The append and consume buffers can be RAW (byte address based) or structured (define arbitrary element structure). So effectively what you get is a two-pass Producer/Consumer model. You make an append view of your buffer, output to it, then use a consume view of your buffer to subsequently access that data. This is how we would have done our scene management in the Froblins demo rather than using successive stream out passes from the Geometry Shader, because the ordering does not matter. So if you’re simply trying to do variable feedback, append buffers are for you.
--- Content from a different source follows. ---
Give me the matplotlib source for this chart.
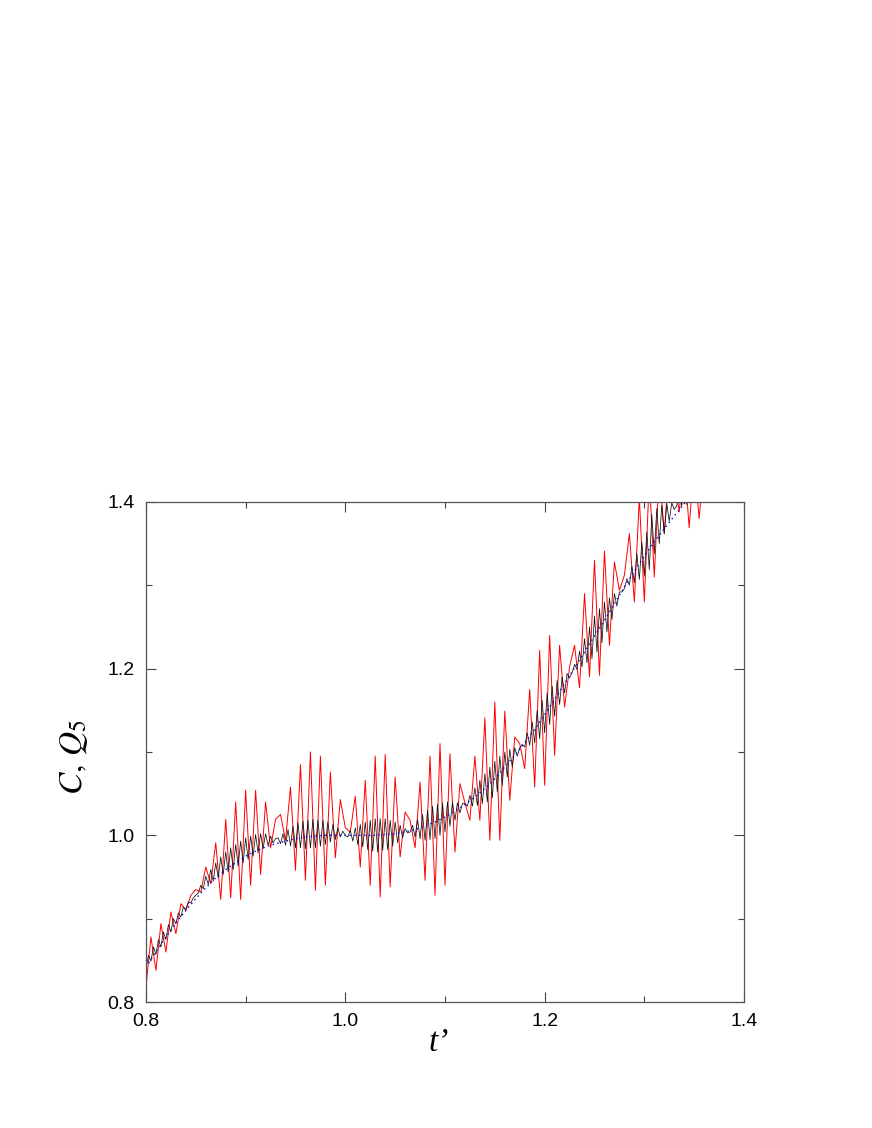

Other awesome little features in DX11 are:

  • Read-only depth buffers: You can sample your depth buffer while you’re using it for depth culling. Now your depth-based splatting techniques can use 3D proxies and have them culled against the depth buffer
  • Conservative depth: You can output depth from a pixel shader without trashing Early-Z. Basically you provide the limit on what depth you’ll write out and Early-Z will use that information to do early depth culling. This will be great for relief texture mapping and the like
  • DrawIndirect: You can write the amount of data streamed out from a shader and use that to invoke an instanced draw call. Previously you had to issue a stream out statistics query to know the instance count. Queries == bad. This is another improvement we could have used in Froblins
  • Coverage as PS input: You can get the coverage mask, woo hoo! Now you can figure out where to do per-sample shading in your deferred shading pipeline without a separate edge detection pass (amongst other uses, for sure)
  • Gather4 improvements: Specify which channel of a multi-channel texture to fetch from. Can also use programmable offsets

I don’t want to give the wrong impression here, I am quite enthused about compute shaders too. There was more than one talk at I3D that complained of high interop costs between CUDA and their graphics API. Having your compute capability as a part of your graphics API will be nice.

While I’m on the topic, I am also into the Feature Level support in DX11. What this does is allow the DX11 API to be used for non-DX11 hardware platforms. It can go all of the way back to DX9, SM2.0. This is going to be great, and a big reason why a lot of PC developers are going to go straight to DX11 engine development.

One thing that is still missing from DX: OR blending. Come on! OGL has had this forever.